Dear studios: stop making 3D movies!
Unless it's an Avatar film, the 3D experience is an expensive, uncomfortable, and unsatisfying burden on moviegoing that may continue with Pixar's Elemental

Few moviegoing experiences are as discouraging as finding the perfect showtime for one of the year’s most-anticipated movies, only to discover it’s playing in 3D. As someone who spent a decade working at a movie theater, I’ve heard first-hand the gripes from customers about 3D offerings. From murky screens, blurry action, and wallet-draining upcharges on tickets, there are a lot of reasons for customers to lament the 3D experience. Yet, studios keep pushing it, ignoring all evidence of sparsely populated large format 3D screens for almost every film not directed by James Cameron.
And audiences have pulled back the curtain and seen the difference, revealing 3D to be less of an act of wizardry and more of a short con. The latest 3D release is Disney and Pixar’s Elemental, which was filmed in digital 3D, like most of Disney’s animated features. The probable thought process for Disney is the 3D element will draw audiences back to theaters after they’ve become used to watching Pixar movies at home on their televisions thanks to the studio’s Disney+ release strategy.
There’s also the fact the film is tracking for a modest $31–$41 million opening, so Disney is probably banking on 3D as an incentive for people to experience Elemental in the theater, rather than waiting 90 days until it hits Disney+. This bet isn’t much different from what prompted 3D movies in the mid-20th century, only then it was a novelty rather than the norm.
An ophthalmologist helps start a moviegoing craze
By 1950, movie theater attendance had fallen drastically as more American homes had access to television. Milton Gunzburg, a screenwriter for MGM, who believed the method through which he’d shot 3D home movies could be modified for the motion picture industry. Gunzburg, along with his brother Julian, an ophthalmologist, and cinematographer Friend Baker (who had been in the motion picture industry since 1915) developed a process for filming and projecting 3D features by way of dual-strip Polaroid filters. The only problem with Gunzburg’s solution was none of the studios were interested. 20th Century Fox, Paramount, and Gunzburg’s former home, MGM, all passed on the new technology. Ultimately it was former radio man and independent film producer Arch Oboler who saw the vision in 3D.

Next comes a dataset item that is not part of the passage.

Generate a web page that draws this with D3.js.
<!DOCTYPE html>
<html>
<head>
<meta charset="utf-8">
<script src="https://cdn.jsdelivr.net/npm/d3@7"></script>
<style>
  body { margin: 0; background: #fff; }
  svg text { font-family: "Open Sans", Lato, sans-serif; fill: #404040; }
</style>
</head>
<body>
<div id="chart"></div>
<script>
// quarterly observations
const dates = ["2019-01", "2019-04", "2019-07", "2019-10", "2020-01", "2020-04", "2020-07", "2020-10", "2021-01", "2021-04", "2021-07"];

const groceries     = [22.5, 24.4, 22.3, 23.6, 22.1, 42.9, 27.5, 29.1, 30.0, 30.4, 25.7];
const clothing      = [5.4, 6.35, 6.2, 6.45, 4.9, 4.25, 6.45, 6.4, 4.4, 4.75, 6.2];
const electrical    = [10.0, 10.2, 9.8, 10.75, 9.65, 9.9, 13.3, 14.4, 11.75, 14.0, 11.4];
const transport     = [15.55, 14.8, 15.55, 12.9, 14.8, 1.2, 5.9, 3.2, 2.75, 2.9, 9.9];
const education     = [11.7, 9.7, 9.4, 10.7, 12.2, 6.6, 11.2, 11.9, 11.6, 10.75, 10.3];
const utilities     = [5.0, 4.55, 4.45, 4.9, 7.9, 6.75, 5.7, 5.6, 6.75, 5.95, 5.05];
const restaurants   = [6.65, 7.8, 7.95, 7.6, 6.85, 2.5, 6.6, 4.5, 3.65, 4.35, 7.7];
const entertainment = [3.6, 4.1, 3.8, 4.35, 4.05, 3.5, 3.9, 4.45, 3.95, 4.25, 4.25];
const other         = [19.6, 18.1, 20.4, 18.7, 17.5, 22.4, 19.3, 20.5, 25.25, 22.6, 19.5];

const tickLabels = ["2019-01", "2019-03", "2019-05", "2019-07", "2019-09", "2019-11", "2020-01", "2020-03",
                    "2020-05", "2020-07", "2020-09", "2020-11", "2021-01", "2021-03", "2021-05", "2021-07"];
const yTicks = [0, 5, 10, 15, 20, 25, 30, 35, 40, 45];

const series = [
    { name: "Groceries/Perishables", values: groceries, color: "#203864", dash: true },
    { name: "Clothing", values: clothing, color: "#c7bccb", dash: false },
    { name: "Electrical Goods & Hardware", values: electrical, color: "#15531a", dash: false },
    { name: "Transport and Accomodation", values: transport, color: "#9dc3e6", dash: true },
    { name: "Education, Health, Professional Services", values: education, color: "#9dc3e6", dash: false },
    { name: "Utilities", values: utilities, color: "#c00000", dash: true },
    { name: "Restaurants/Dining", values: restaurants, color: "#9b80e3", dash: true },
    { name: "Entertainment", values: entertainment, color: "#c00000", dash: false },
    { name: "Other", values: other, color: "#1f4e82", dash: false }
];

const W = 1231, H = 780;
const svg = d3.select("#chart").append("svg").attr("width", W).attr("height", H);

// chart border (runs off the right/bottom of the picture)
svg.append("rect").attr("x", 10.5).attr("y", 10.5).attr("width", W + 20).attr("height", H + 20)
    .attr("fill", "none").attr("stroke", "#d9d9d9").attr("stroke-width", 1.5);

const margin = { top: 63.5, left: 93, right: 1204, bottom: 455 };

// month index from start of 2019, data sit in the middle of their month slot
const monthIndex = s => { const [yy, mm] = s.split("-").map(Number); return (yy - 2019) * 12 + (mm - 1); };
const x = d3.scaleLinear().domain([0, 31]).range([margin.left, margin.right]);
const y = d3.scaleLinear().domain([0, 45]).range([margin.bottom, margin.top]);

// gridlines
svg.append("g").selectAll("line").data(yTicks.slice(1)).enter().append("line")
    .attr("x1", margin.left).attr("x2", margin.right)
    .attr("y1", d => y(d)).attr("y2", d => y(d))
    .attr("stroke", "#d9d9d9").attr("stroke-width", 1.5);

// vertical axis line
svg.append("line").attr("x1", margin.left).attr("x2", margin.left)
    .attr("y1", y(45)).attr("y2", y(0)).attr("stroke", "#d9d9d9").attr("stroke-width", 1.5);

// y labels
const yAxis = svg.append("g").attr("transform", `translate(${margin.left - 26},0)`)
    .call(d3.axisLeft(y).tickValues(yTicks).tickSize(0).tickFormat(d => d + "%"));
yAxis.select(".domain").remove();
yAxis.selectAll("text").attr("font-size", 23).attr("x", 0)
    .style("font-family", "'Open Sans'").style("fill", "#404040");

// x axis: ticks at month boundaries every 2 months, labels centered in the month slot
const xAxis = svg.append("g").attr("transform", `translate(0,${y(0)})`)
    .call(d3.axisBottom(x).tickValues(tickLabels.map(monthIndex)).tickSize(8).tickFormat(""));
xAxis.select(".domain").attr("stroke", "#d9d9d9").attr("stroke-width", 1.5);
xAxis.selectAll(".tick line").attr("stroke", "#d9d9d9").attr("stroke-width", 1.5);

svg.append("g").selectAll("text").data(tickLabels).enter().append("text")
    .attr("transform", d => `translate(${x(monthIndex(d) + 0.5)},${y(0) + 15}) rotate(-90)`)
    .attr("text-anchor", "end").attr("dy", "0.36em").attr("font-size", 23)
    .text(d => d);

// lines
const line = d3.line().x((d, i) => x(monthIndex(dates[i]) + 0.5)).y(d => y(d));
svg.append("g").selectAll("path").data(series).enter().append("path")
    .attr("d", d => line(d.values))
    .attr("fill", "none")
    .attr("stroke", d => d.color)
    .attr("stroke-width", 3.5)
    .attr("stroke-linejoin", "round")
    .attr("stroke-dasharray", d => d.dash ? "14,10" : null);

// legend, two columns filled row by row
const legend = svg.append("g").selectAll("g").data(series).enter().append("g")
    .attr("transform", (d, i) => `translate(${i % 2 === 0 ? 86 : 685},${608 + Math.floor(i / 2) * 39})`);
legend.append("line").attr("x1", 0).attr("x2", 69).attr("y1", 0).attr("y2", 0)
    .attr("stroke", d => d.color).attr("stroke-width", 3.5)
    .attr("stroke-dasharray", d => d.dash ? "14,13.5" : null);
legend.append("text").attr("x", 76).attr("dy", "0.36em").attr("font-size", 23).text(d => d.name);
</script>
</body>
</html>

“A LION in your lap! A LOVER in your arms!” That was the promise attached to Oboler’s Bwana Devil (1952), the first English, feature-length, and colorized 3D film. Bwana Devil follows three big game hunters tracking down a pair of bloodthirsty lions attacking villagers during the construction of the Uganda Railway. The film was a hit with audiences and afterwards, the very same studios who’d passed on Gunzburg’s innovations were suddenly in the 3D business.
The following year, Columbia released Man In The Dark, Warner Bros. released House Of Wax (which Gunzburg was the 3D supervisor on), Disney joined the fun with Melody, and Universal-International came out with It Came From Outer Space. The rush to get 3D films to the screens resulted in many being projected incorrectly, out of sync, or damaged, which almost killed the 3D craze right as it took off. Yet, thanks to interest from filmmakers like Alfred Hitchcock and Jack Arnold, 3D managed to survive a little longer, with Hitch’s Dial M For Murder (1954), and Arnold’s Creature From The Black Lagoon (1954) being the standout examples.

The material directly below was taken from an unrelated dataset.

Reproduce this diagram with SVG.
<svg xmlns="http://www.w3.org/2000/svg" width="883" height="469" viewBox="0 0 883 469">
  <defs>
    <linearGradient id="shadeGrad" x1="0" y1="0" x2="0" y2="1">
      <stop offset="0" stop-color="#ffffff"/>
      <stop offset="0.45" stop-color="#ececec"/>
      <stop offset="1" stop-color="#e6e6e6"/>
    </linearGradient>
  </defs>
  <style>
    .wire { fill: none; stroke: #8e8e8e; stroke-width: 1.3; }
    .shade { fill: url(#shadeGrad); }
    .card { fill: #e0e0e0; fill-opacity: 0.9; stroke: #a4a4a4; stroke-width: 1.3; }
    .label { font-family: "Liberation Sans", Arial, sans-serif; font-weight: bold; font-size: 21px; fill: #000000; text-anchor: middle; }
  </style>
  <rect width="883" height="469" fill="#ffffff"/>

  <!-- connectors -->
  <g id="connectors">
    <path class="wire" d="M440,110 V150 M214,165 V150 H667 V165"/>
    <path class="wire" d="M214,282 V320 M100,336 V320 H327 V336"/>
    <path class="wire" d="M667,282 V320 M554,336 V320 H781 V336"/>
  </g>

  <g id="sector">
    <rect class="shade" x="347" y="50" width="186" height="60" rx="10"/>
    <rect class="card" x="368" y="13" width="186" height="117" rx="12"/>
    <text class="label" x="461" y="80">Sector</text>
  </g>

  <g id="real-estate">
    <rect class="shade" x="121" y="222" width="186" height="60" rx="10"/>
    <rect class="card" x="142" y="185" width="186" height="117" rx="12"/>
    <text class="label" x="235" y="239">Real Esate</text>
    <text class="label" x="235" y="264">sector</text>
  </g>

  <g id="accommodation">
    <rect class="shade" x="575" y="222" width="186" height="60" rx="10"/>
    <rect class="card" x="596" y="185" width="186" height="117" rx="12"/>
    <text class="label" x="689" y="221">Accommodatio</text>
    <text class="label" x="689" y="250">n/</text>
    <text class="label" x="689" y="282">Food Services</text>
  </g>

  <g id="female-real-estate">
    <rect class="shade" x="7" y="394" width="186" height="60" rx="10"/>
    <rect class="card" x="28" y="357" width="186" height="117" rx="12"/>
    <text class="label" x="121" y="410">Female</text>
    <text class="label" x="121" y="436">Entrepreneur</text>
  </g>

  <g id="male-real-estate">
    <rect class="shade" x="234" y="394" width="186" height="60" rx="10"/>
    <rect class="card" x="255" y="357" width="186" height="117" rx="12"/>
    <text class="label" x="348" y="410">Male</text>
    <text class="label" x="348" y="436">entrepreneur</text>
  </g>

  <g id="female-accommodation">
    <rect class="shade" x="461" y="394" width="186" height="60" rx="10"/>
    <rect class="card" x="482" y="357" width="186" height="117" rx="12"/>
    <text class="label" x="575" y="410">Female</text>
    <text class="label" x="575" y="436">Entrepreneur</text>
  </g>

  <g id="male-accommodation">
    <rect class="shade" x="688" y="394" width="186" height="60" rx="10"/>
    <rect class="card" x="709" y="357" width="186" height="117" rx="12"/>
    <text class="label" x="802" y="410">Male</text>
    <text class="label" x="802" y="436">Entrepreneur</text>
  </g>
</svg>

It wouldn’t be until StereoVision, a single-strip format developed by Allan Silliphant and optical designer Chris Condon in 1970 that 3D became technologically viable again. Still, it was a format used for pornos and horror movies, a means for small studios to rake in a lot of cash on cheap productions. Friday The 13th Part 3 (1982), Jaws 3-D (1983), and Amityville 3-D (1983) were popular releases during this brief revival, alongside re-releases of older horror films. For the next couple of decades, 3D was mostly reserved for theme park attractions.